(Stored data)

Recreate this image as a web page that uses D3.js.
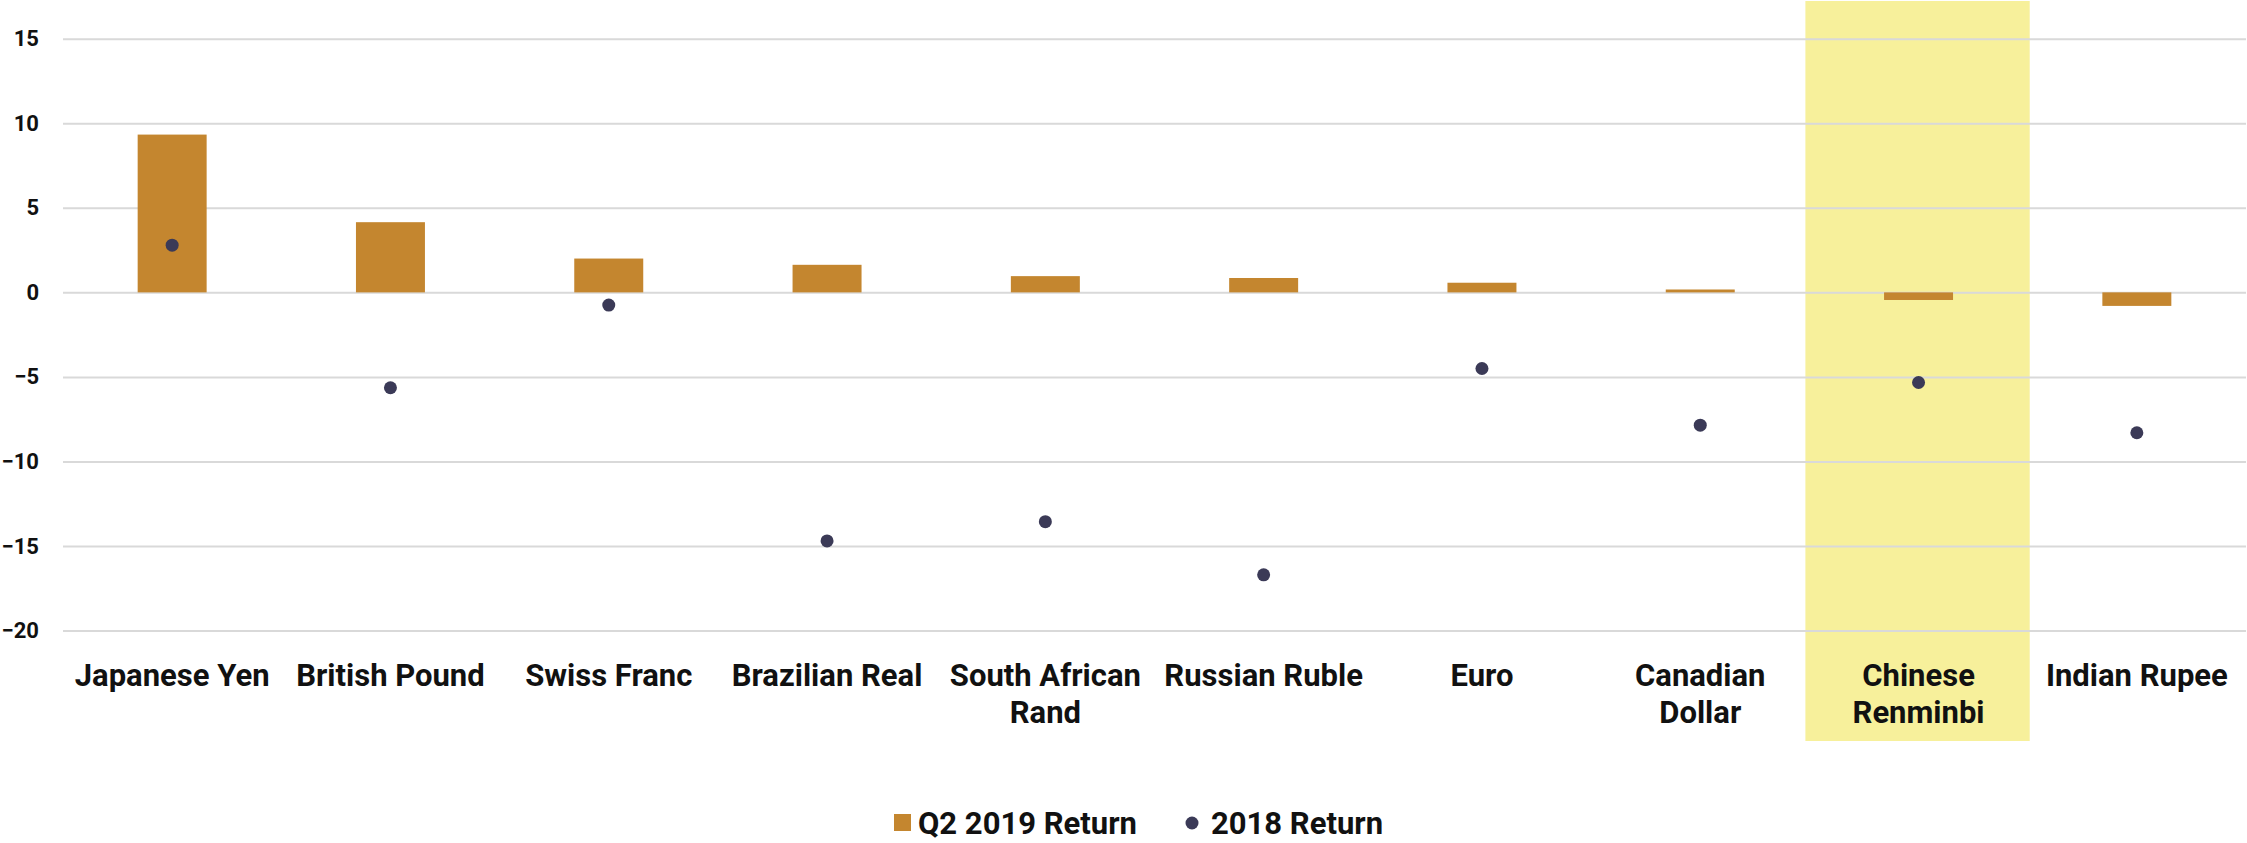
<!DOCTYPE html>
<html>
<head>
<meta charset="utf-8">
<script src="https://cdn.jsdelivr.net/npm/d3@7"></script>
<style>
  body { margin: 0; background: #fff; }
  svg { display: block; }
</style>
</head>
<body>
<svg width="2247" height="843"></svg>
<script>
// data
const currencies = ['Japanese Yen', 'British Pound', 'Swiss Franc', 'Brazilian Real', 'South African Rand',
  'Russian Ruble', 'Euro', 'Canadian Dollar', 'Chinese Renminbi', 'Indian Rupee'];
const tickLabels = ['Japanese Yen', 'British Pound', 'Swiss Franc', 'Brazilian Real', 'South African\nRand',
  'Russian Ruble', 'Euro', 'Canadian\nDollar', 'Chinese\nRenminbi', 'Indian Rupee'];
const q2Return = [9.33, 4.15, 2.0, 1.63, 0.96, 0.85, 0.57, 0.17, -0.45, -0.8];
const return2018 = [2.79, -5.64, -0.75, -14.7, -13.56, -16.7, -4.5, -7.85, -5.33, -8.3];
const yTicks = [15, 10, 5, 0, -5, -10, -15, -20];
const highlighted = 'Chinese Renminbi';
const seriesNames = ['Q2 2019 Return', '2018 Return'];

const barColor = '#c4862f';
const dotColor = '#3b3a57';
const gridColor = '#d9d9d9';
const highlightColor = '#f7f09b';
const font = 'Roboto';

const svg = d3.select('svg');
const left = 63, right = 2246;

const xScale = d3.scaleBand()
  .domain(currencies)
  .range([left, right]);
const yScale = d3.scaleLinear()
  .domain([-20, 15])
  .range([630.6, 38.7]);

// highlight column behind everything
svg.append('rect')
  .attr('x', xScale(highlighted) - 4)
  .attr('y', 1)
  .attr('width', xScale.bandwidth() + 6)
  .attr('height', 740)
  .attr('fill', highlightColor);

// y axis + gridlines
const yAxis = d3.axisLeft(yScale)
  .tickValues(yTicks)
  .tickSize(-(right - left))
  .tickPadding(24);
const yAxisG = svg.append('g')
  .attr('transform', `translate(${left},0)`)
  .call(yAxis);
yAxisG.select('.domain').remove();
yAxisG.selectAll('line')
  .attr('stroke', gridColor)
  .attr('stroke-width', 2);
yAxisG.selectAll('text')
  .attr('font-family', font)
  .attr('font-weight', 'bold')
  .attr('font-size', 22)
  .attr('fill', '#111');

// bars
const barW = xScale.bandwidth() * 0.316;
svg.append('g').selectAll('rect')
  .data(currencies)
  .join('rect')
    .attr('x', d => xScale(d) + (xScale.bandwidth() - barW) / 2)
    .attr('y', (d, i) => yScale(Math.max(0, q2Return[i])))
    .attr('width', barW)
    .attr('height', (d, i) => Math.abs(yScale(q2Return[i]) - yScale(0)))
    .attr('fill', barColor);

// dots
svg.append('g').selectAll('circle')
  .data(currencies)
  .join('circle')
    .attr('cx', d => xScale(d) + xScale.bandwidth() / 2)
    .attr('cy', (d, i) => yScale(return2018[i]))
    .attr('r', 6.5)
    .attr('fill', dotColor);

// x axis labels
const xAxis = d3.axisBottom(xScale).tickSize(0).tickFormat('');
const xAxisG = svg.append('g')
  .attr('transform', 'translate(0,686)')
  .call(xAxis);
xAxisG.select('.domain').remove();
xAxisG.selectAll('.tick').each(function(d, i) {
  const t = d3.select(this).append('text')
    .attr('text-anchor', 'middle')
    .attr('font-family', font)
    .attr('font-weight', 'bold')
    .attr('font-size', 31)
    .attr('fill', '#111');
  tickLabels[i].split('\n').forEach((line, j) => {
    t.append('tspan').attr('x', 0).attr('y', j * 37).text(line);
  });
});

// legend
const legend = svg.append('g').attr('transform', 'translate(0,823)');
legend.append('rect')
  .attr('x', 894).attr('y', -9).attr('width', 17).attr('height', 17)
  .attr('fill', barColor);
legend.append('text')
  .attr('x', 918).attr('y', 11)
  .attr('font-family', font).attr('font-weight', 'bold').attr('font-size', 31)
  .attr('fill', '#111')
  .text(seriesNames[0]);
legend.append('circle')
  .attr('cx', 1192).attr('cy', 0).attr('r', 6.5)
  .attr('fill', dotColor);
legend.append('text')
  .attr('x', 1211).attr('y', 11)
  .attr('font-family', font).attr('font-weight', 'bold').attr('font-size', 31)
  .attr('fill', '#111')
  .text(seriesNames[1]);
</script>
</body>
</html>
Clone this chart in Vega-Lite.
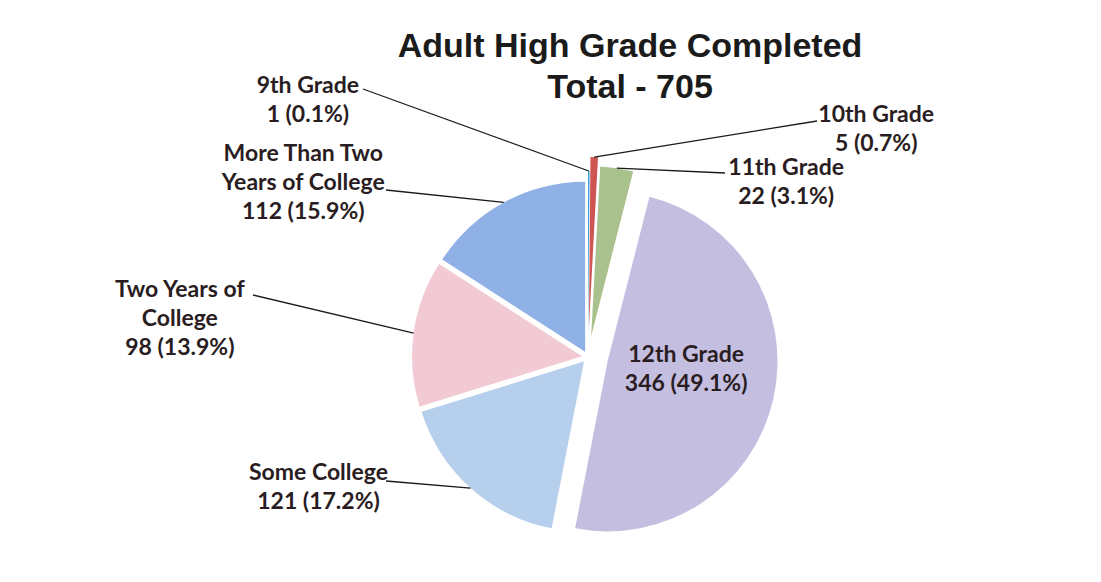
{
  "$schema": "https://vega.github.io/schema/vega-lite/v6.json",
  "width": 1024,
  "height": 448,
  "autosize": "none",
  "padding": {"left": 76, "top": 133, "right": 1, "bottom": 1},
  "background": "white",
  "config": {"view": {"stroke": null}},
  "title": {
    "text": ["Adult High Grade Completed", "Total - 705"],
    "font": "Liberation Sans",
    "fontSize": 34,
    "fontWeight": "bold",
    "color": "#1b1b1b",
    "lineHeight": 41,
    "anchor": "middle",
    "dx": 42,
    "offset": -30
  },
  "data": {
    "values": [
      {"cat": "9th Grade", "n": 1, "label": "9th Grade\n1 (0.1%)"},
      {"cat": "10th Grade", "n": 5, "label": "10th Grade\n5 (0.7%)"},
      {"cat": "11th Grade", "n": 22, "label": "11th Grade\n22 (3.1%)"},
      {"cat": "12th Grade", "n": 346, "label": "12th Grade\n346 (49.1%)"},
      {"cat": "Some College", "n": 121, "label": "Some College\n121 (17.2%)"},
      {"cat": "Two Years of College", "n": 98, "label": "Two Years of\nCollege\n98 (13.9%)"},
      {"cat": "More Than Two Years of College", "n": 112, "label": "More Than Two\nYears of College\n112 (15.9%)"}
    ]
  },
  "transform": [
    {"window": [{"op": "row_number", "as": "idx"}]},
    {"stack": "n", "groupby": [], "sort": [{"field": "idx", "order": "ascending"}], "as": ["s0", "s1"]}
  ],
  "layer": [
    {
      "mark": {
        "type": "arc",
        "radius": 170,
        "xOffset": {"expr": "(datum.idx==1?16:datum.idx==2?30:datum.idx==3?21:datum.idx==4?20:6) * sin(PI*(datum.s0+datum.s1)/705)"},
        "yOffset": {"expr": "-(datum.idx==1?16:datum.idx==2?30:datum.idx==3?21:datum.idx==4?20:6) * cos(PI*(datum.s0+datum.s1)/705)"}
      },
      "encoding": {
        "theta": {"field": "s0", "type": "quantitative", "scale": {"domain": [0, 705]}},
        "theta2": {"field": "s1"},
        "color": {
          "field": "cat",
          "type": "nominal",
          "scale": {
            "domain": ["9th Grade", "10th Grade", "11th Grade", "12th Grade", "Some College", "Two Years of College", "More Than Two Years of College"],
            "range": ["#3a9ad9", "#cf5552", "#a8c18d", "#c4bfe1", "#b6cfec", "#f2cad3", "#8fb1e6"]
          },
          "legend": null
        }
      }
    },
    {
      "transform": [{"filter": "datum.idx != 4"}],
      "mark": {"type": "rule", "color": "#1a1a1a", "strokeWidth": 1.3},
      "encoding": {
        "x": {"value": {"expr": "width/2 + (170 + (datum.idx==1?16:datum.idx==2?30:datum.idx==3?21:6)) * sin(PI*(datum.s0+datum.s1)/705)"}},
        "y": {"value": {"expr": "height/2 - (170 + (datum.idx==1?16:datum.idx==2?30:datum.idx==3?21:6)) * cos(PI*(datum.s0+datum.s1)/705)"}},
        "x2": {"value": {"expr": "width/2 + (datum.idx==1?-225:datum.idx==2?229:datum.idx==3?137:datum.idx==5?-202:datum.idx==6?-335:-202)"}},
        "y2": {"value": {"expr": "height/2 + (datum.idx==1?-268:datum.idx==2?-236:datum.idx==3?-184:datum.idx==5?124:datum.idx==6?-62:-167)"}}
      }
    },
    {
      "mark": {
        "type": "text",
        "radius": 200,
        "font": "Lato",
        "fontWeight": "bold",
        "fontSize": 23,
        "lineHeight": 29,
        "lineBreak": "\n",
        "align": "center",
        "baseline": "middle",
        "color": "#2a1d22",
        "dx": {"expr": "datum.idx==1?-281:datum.idx==2?282:datum.idx==3?168:datum.idx==4?-97:datum.idx==5?-136:datum.idx==6?-210:-189"},
        "dy": {"expr": "datum.idx==1?-71:datum.idx==2?-42:datum.idx==3?9:datum.idx==4?-46:datum.idx==5?-33:datum.idx==6?-40:-27"}
      },
      "encoding": {
        "theta": {"field": "n", "type": "quantitative", "stack": true, "scale": {"domain": [0, 705]}},
        "order": {"field": "idx", "type": "quantitative"},
        "text": {"field": "label"}
      }
    }
  ]
}
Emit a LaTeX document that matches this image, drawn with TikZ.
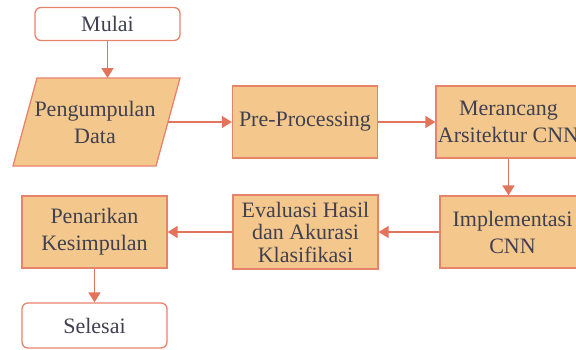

= JOB =
In the entries above, count each line with "this"; reply with the total only.

= SOLUTION =
4